• **What to work on**: Extract every line that includes the string "this".

(Rows from a dataset of charts and code)

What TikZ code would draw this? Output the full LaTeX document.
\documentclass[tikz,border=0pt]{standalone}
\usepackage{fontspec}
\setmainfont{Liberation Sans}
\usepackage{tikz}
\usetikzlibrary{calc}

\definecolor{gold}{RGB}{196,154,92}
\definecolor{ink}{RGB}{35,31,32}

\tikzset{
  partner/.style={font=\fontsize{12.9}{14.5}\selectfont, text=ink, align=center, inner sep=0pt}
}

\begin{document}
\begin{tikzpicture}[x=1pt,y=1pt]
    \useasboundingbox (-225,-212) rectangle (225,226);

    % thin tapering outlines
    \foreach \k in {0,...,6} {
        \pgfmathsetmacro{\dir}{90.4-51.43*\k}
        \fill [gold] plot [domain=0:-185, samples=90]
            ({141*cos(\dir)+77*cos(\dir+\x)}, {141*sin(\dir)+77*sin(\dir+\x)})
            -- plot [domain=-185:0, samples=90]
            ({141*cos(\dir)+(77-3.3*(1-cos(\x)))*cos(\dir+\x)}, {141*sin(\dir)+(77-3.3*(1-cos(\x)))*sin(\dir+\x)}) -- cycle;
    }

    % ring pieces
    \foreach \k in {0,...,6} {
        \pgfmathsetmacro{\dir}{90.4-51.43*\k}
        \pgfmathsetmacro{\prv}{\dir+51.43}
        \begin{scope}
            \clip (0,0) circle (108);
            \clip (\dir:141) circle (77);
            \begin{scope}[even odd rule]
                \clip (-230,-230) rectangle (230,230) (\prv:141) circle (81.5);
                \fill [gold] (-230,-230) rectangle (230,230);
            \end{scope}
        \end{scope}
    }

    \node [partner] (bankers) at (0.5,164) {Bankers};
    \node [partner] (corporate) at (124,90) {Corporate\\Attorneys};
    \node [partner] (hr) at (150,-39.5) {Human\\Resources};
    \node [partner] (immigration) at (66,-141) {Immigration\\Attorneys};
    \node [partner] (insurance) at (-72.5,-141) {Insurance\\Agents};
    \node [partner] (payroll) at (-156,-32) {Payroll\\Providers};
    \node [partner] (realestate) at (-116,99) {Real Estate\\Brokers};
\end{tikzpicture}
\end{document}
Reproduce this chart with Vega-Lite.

• **Result**:
What TikZ code would draw this? Output the full LaTeX document.
Reproduce this chart with Vega-Lite.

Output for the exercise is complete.